Alex wrote on Thursday about the next step in the breakdown of AACS, the encryption scheme used on next-gen DVD discs (HD-DVD and Blu-ray): last week a person named Arnezami discovered and published a processing key that apparently can be used to decrypt all existing discs.
We’ve been discussing AACS encryption, on and off, for several weeks now. To review the state of play: the encryption scheme serves two purposes: key distribution and traitor tracing. Key distribution ensures that every player device, except devices that have been blacklisted, can decrypt a disc. Traitor tracing helps the authorities track down which player has been compromised, if key information is leaked. The AACS authorities encode the header information for each disc in such a way that keys are distributed properly and traitor tracing can occur.
Or that’s the theory, at least. In practice, the authorities are making very little use of the traitor tracing facilities. We’re not sure why this is. They surely have an interest in tracing traitors, and failing to encode discs to facilitate traitor tracing is just a lost opportunity.
The main traitor tracing feature is the so-called sequence key mechanism. This mechanism is not used at all on any of the discs we have seen, nor have we seen any reports of its use.
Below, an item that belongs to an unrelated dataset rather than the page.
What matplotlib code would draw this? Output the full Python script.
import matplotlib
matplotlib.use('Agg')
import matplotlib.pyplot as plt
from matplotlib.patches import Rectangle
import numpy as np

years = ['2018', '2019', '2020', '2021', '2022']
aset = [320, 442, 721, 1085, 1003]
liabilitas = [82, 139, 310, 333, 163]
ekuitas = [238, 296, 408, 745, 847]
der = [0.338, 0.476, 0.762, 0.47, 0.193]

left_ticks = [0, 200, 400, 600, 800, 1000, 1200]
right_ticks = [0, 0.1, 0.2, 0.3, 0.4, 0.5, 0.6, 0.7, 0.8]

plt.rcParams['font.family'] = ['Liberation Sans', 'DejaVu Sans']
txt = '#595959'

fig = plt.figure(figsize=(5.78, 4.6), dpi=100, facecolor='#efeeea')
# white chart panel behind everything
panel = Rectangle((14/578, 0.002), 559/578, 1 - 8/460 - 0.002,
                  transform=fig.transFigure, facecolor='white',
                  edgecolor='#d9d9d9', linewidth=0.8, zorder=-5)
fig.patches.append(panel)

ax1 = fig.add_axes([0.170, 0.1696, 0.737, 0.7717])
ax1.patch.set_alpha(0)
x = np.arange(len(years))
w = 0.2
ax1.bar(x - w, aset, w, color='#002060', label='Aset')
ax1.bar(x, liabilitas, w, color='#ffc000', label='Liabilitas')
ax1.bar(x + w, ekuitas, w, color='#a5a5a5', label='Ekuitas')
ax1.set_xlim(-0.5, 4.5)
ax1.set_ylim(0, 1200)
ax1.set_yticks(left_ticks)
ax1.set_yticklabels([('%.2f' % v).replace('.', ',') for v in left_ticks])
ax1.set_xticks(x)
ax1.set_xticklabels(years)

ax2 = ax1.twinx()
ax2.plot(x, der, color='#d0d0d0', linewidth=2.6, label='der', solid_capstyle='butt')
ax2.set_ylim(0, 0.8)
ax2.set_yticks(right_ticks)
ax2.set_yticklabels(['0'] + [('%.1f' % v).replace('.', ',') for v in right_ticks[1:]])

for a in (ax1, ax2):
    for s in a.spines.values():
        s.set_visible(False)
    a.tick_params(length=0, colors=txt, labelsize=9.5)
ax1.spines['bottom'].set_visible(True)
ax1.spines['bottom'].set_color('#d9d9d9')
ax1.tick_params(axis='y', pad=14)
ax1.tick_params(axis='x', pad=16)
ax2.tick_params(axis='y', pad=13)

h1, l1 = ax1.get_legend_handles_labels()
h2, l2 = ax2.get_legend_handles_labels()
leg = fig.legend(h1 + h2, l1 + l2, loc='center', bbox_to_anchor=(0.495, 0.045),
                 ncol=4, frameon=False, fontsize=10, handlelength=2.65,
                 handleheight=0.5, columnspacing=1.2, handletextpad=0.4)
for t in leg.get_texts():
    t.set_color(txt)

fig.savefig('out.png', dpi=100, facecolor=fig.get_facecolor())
A secondary traitor tracing feature involves the use of processing keys. Each player device has a unique set of a few hundred device keys, from which it can calculate a few billion different processing keys. Each processing key is computable by only a fraction of the players in the world. Each disc’s headers include a list of the processing keys that can decrypt the disc; any one of the listed processing keys is sufficient to decrypt the disc.
For some reason, all existing discs seem to list the same set of 512 processing keys. Each player will be able to compute exactly one of these processing keys. So when Arnezami leaked a processing key, the authorities could deduce that he must have extracted it from a player that knew that particular processing key. In other words, it narrowed down the identity of his player to about 0.2% of all possible players.
Because all existing discs use the same set of processing keys, the processing key leaked by Arnezami can decrypt any existing disc. Had the authorities used different sets of processing keys on different discs – which was perfectly feasible – then a single processing key would not have unlocked so many discs. Arnezami would have had to extract and publish many processing keys, which would have made his job more difficult, and would have further narrowed down which player he had.
The ability to use different processing key sets on different discs is part of the AACS traitor tracing facility. In failing to do this, the authorities once again failed to use the traitor tracing mechanisms at their disposal.
Why aren’t the authorities working as hard as they can to traitor-trace compromised players? Sure, the sequence key and processing key mechanisms are a bit complex, but if the authorities weren’t going to use these mechanisms, then why would they have gone to the difficulty and expense of designing them and requiring all players to implement them? It’s a mystery to us.